Requirements: Which lines run from the first one up to and including the one with "var yTicks = [0, 0.5, 1, 1.5, 2, 2.5, 3];"? Print exactly those.

Material provided:
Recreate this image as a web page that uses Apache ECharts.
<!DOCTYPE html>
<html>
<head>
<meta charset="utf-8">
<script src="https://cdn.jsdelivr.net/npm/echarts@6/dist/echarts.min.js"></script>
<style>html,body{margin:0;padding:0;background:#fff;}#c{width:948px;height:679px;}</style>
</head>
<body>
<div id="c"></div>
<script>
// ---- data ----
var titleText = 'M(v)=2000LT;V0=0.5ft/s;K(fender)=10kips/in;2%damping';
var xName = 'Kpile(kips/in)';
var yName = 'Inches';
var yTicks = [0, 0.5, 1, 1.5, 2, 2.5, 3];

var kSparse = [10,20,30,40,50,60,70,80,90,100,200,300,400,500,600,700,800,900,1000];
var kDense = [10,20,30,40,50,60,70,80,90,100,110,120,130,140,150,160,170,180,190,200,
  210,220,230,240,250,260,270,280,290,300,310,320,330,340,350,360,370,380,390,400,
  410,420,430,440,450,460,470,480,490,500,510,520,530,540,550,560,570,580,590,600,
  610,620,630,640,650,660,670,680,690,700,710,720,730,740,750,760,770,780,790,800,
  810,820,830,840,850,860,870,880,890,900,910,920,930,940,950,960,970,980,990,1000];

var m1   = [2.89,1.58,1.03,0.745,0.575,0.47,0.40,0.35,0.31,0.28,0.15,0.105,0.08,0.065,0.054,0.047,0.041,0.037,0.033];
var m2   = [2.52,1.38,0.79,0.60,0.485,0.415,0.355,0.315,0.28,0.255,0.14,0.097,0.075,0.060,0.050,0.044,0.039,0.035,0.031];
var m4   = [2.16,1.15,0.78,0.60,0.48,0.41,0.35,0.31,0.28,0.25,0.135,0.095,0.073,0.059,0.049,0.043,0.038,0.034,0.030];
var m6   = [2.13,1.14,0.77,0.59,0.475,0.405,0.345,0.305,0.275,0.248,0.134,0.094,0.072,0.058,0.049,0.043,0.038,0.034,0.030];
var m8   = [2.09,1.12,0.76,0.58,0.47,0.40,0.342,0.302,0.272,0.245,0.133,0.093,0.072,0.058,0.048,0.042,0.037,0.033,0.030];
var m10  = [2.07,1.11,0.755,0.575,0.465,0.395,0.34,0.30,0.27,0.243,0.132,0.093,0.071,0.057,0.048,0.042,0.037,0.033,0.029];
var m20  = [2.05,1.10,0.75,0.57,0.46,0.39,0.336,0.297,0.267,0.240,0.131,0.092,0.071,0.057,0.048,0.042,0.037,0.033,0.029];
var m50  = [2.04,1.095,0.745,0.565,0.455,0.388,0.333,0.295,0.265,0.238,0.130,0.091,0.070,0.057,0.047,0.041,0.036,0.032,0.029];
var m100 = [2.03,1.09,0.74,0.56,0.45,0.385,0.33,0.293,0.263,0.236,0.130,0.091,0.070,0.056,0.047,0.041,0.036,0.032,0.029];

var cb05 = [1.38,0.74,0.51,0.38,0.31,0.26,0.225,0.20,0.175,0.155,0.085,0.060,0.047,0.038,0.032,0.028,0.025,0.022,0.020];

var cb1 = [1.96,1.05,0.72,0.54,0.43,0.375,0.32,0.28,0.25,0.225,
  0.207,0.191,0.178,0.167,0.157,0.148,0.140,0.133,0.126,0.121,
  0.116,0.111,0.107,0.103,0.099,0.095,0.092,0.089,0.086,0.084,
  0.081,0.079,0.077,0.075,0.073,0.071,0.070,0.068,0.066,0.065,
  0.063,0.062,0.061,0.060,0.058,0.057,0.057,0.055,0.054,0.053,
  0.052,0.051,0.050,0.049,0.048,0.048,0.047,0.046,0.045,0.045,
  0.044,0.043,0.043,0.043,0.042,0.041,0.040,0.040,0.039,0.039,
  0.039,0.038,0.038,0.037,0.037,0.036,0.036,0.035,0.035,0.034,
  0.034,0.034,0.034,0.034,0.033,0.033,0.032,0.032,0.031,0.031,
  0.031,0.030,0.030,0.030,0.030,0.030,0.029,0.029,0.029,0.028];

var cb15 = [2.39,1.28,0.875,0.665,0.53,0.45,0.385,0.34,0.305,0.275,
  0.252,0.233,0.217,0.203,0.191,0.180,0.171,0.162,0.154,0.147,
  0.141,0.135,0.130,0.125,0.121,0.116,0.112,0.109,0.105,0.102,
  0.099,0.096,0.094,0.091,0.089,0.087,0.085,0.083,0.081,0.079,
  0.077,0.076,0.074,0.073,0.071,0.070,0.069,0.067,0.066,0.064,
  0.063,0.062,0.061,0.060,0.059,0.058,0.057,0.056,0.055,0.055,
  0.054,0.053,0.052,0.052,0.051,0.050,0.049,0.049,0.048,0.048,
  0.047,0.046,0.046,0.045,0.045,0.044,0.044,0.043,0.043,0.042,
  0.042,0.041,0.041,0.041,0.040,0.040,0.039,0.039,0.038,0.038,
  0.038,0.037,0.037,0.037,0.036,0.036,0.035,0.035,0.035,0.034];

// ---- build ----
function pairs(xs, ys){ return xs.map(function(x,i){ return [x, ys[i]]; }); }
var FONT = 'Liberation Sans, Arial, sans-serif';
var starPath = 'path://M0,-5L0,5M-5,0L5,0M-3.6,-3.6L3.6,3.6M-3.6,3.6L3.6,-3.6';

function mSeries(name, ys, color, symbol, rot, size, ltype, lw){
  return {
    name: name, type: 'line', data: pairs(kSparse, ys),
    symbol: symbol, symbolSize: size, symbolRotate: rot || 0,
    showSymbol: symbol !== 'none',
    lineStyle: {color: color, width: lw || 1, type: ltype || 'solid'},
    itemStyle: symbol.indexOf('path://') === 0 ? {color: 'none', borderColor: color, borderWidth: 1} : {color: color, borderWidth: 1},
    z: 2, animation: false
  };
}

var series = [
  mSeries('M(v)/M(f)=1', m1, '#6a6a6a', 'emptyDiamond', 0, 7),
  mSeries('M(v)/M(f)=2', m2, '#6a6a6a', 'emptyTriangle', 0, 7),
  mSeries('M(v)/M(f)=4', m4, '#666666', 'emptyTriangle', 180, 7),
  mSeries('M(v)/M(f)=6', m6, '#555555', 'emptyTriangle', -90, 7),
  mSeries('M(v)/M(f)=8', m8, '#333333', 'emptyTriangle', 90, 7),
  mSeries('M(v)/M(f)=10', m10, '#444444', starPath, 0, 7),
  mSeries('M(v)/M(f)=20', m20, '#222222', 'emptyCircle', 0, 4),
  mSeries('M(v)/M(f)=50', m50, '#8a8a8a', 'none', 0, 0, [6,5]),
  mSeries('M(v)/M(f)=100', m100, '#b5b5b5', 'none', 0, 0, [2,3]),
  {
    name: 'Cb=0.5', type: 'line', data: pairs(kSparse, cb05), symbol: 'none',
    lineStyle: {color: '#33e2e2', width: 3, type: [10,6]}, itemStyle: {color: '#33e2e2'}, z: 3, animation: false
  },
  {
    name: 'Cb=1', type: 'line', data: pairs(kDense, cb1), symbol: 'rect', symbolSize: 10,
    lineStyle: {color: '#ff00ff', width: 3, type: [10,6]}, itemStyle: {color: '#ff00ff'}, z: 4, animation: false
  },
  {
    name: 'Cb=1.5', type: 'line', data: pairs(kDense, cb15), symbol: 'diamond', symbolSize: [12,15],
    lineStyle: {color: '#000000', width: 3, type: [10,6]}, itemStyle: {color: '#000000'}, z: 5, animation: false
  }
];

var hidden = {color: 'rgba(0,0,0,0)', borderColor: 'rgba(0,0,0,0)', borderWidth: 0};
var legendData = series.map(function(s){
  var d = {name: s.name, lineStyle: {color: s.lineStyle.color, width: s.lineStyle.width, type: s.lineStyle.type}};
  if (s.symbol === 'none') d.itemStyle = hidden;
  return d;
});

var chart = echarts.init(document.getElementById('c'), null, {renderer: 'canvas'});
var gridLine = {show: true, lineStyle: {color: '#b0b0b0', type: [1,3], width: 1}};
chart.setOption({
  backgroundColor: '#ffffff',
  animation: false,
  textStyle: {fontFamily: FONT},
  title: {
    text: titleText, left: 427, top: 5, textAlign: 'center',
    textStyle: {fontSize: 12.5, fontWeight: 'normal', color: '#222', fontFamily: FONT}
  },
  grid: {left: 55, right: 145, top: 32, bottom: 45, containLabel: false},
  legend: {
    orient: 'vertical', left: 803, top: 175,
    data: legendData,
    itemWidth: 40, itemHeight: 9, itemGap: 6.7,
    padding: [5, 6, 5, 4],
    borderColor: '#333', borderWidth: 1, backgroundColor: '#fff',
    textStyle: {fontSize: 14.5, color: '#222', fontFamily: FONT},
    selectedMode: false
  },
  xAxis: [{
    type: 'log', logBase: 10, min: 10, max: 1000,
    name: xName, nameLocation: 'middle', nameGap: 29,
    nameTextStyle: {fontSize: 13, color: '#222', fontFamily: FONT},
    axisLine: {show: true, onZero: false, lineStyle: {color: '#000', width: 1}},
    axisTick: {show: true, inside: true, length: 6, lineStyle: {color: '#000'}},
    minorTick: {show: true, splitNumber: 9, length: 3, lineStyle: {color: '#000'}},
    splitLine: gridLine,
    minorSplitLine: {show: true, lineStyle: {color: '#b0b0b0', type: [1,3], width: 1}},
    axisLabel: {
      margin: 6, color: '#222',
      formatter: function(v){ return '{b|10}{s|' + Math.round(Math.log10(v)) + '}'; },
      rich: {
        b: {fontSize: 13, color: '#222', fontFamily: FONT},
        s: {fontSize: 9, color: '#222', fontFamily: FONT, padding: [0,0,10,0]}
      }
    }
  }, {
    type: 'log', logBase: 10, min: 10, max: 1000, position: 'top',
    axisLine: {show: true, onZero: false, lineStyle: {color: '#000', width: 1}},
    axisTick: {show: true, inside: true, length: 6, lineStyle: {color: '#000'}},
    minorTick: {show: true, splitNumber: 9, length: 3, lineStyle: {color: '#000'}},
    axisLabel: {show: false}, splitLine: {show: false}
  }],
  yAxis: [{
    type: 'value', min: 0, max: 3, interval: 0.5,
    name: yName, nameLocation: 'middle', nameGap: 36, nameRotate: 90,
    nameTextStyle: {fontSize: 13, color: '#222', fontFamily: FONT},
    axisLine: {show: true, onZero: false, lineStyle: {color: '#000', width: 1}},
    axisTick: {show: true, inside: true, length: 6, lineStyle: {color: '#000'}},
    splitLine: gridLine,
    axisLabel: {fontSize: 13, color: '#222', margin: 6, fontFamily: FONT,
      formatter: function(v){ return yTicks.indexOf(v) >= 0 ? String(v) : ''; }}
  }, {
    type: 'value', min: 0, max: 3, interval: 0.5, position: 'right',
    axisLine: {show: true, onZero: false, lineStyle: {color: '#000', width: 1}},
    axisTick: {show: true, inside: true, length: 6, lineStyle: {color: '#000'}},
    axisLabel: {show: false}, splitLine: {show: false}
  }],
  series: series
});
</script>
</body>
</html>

Reply to the task:
Recreate this image as a web page that uses Apache ECharts.
<!DOCTYPE html>
<html>
<head>
<meta charset="utf-8">
<script src="https://cdn.jsdelivr.net/npm/echarts@6/dist/echarts.min.js"></script>
<style>html,body{margin:0;padding:0;background:#fff;}#c{width:948px;height:679px;}</style>
</head>
<body>
<div id="c"></div>
<script>
// ---- data ----
var titleText = 'M(v)=2000LT;V0=0.5ft/s;K(fender)=10kips/in;2%damping';
var xName = 'Kpile(kips/in)';
var yName = 'Inches';
var yTicks = [0, 0.5, 1, 1.5, 2, 2.5, 3];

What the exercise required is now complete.